In 2010 in Fosbre v. Matthews (2010 WL 2696615), four separate derivative suits against International Gaming Technology (“IGT”) and its board of directors were consolidated and eventually dismissed for failure to make a demand on the board or plead demand futility.  In Arduini v. IGTplaintiff Lawrence Arduini unsuccessfully argued that his additional allegations prevented issue preclusion. The plaintiffs in Fosbre brought suit against IGT for breach of fiduciary duties and unjust enrichment.  They alleged demand futility, but not sufficient to survive dismissal by the district court.  The Court of Appeals agreed and affirmed, explaining that the allegations did not show particularized facts of intentional misconduct, fraud, or a knowing violation of the law.  At the same time, another similar securities fraud class action against IGT was pending (IBEW v. IGT, 2011 WL 915115 ) dismissal.  The court denied the defendant’s motion to dismiss, finding some of the allegations sufficient to show IGT intentionally misled investors.  Shortly after the motion to dismiss was denied in IBEW Arduini filed his derivative suit.

IGT moved to dismiss Arduini’s complaint arguing that demand futility was fully litigated in Fosbre.  Arduini claimed the additional facts he pleaded separated the suits, but the court held that the allegations were or could have been made before and barred relitigation. The district court also held IBEW unrelated to demand futility and rejected Arduini’s argument that the denial of the motion to dismiss in IBEW precluded an identity of the issues.
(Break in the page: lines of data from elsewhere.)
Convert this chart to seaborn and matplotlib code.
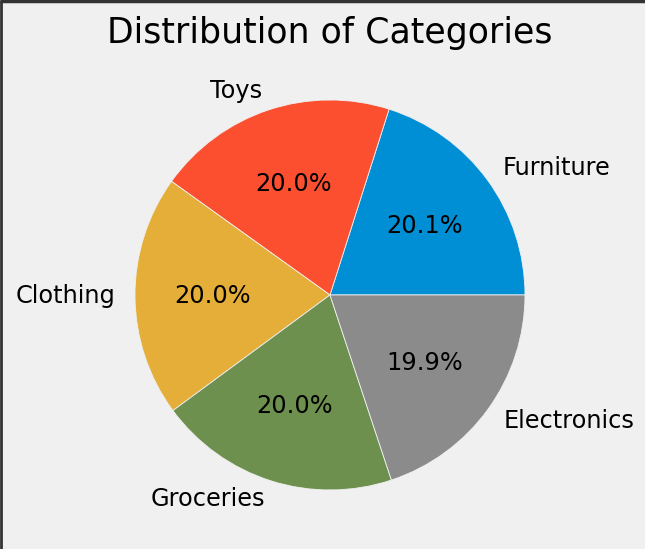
import matplotlib
matplotlib.use("Agg")
import matplotlib.pyplot as plt
from matplotlib.lines import Line2D
import seaborn as sns

categories = ["Furniture", "Toys", "Clothing", "Groceries", "Electronics"]
values = [201, 200, 200, 200, 199]
colors_hex = ["#008fd5", "#fc4f30", "#e5ae38", "#6d904f", "#8b8b8b"]
title = "Distribution of Categories"

plt.style.use("fivethirtyeight")
palette = sns.color_palette(colors_hex)

fig = plt.figure(figsize=(6.45, 5.49), dpi=100, facecolor="#f0f0f0")
ax = fig.add_axes([0.1337, 0.0187, 0.7558, 0.888])
ax.pie(values, labels=categories, colors=palette, autopct="%1.1f%%",
       textprops={"fontsize": 17.3},
       wedgeprops={"edgecolor": "#f0f0f0", "linewidth": 0.6})
ax.set_aspect("equal")
ax.set_title(title, fontsize=25, pad=6)

fig.add_artist(Line2D([0, 1], [0.998, 0.998], transform=fig.transFigure, color="#333333", linewidth=2.5))
fig.add_artist(Line2D([0.0015, 0.0015], [0, 1], transform=fig.transFigure, color="#333333", linewidth=2))

fig.savefig("out.png", dpi=100, facecolor=fig.get_facecolor())
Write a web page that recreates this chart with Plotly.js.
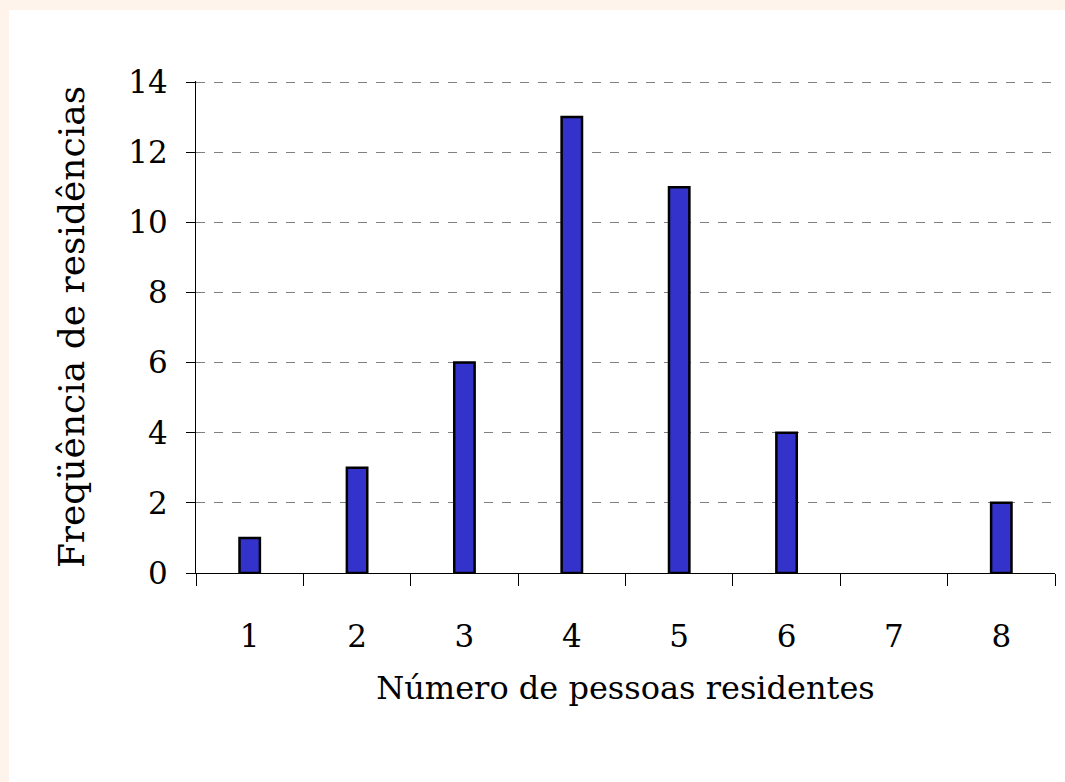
<!DOCTYPE html>
<html>
<head>
<meta charset="utf-8">
<script src="https://cdn.plot.ly/plotly-3.0.1.min.js"></script>
<style>
html,body{margin:0;padding:0;background:#FEF4EC;width:1065px;height:782px;overflow:hidden;}
#chart{position:absolute;left:9px;top:10px;width:1056px;height:772px;background:#fff;}
</style>
</head>
<body>
<div id="chart"></div>
<script>
const categories = ["1","2","3","4","5","6","7","8"];
const frequencies = [1,3,6,13,11,4,0,2];
const xTitle = "Número de pessoas residentes";
const yTitle = "Freqüência de residências";

const font = "DejaVu Serif";
const trace = {
  type: "bar",
  x: categories,
  y: frequencies,
  width: 0.19,
  marker: {color: "#3333CC", line: {color: "#000", width: frequencies.map(v => v > 0 ? 2.5 : 0)}},
  hoverinfo: "x+y"
};
const layout = {
  width: 1056, height: 772,
  paper_bgcolor: "#fff", plot_bgcolor: "#fff",
  margin: {l: 187, r: 10, t: 71, b: 209},
  font: {family: font, size: 31, color: "#000"},
  showlegend: false,
  xaxis: {
    type: "category",
    showline: true, linecolor: "#000", linewidth: 1,
    ticks: "outside", ticklen: 12, tickcolor: "#000",
    tickson: "boundaries",
    showgrid: false,
    ticklabelstandoff: 36,
    tickfont: {family: font, size: 31},
    title: {text: xTitle, font: {family: font, size: 32}, standoff: 23}
  },
  yaxis: {
    range: [0, 14.03], tickvals: [0,2,4,6,8,10,12,14],
    showline: true, linecolor: "#000", linewidth: 1,
    ticks: "outside", ticklen: 9, tickcolor: "#000",
    showgrid: true, gridcolor: "#808080", griddash: "dash", gridwidth: 1,
    zeroline: false,
    ticklabelstandoff: 12,
    tickfont: {family: font, size: 31},
    title: {text: yTitle, font: {family: font, size: 36}, standoff: 32}
  }
};
Plotly.newPlot("chart", [trace], layout, {displayModeBar: false, staticPlot: true});
</script>
</body>
</html>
Arduini appealed to the Ninth Circuit, contending that the issues were different, he was not in privity with the Fosbre plaintiffs, and fairness and due process weighed against issue preclusion.  The Court agreed with IGT in that the underlying allegations for demand futility need not be identical for issue preclusion.  Since Arduini’s claims were raised or could have been raised in Fosbre, the issue was identical for preclusion.  The Ninth Circuit also rejected his claim based on IBEW; only two directors from IBEW were on IGT’s current board and he did not explain how demand would be futile on the others.  Arduini’s privity claims were also rejected.  Although Arduini was not the same party in Fosbre, IGT was the real party in interest to the derivative suit.  He could also not demonstrate any inadequate representation by the Fosbre plaintiffs.  Finally, the Court rejected Arduini’s argument for inadequate notice of the Fosbre dismissal because notice was not required for an involuntary dismissal and was received regardless.

The Ninth Circuit held dismissal proper.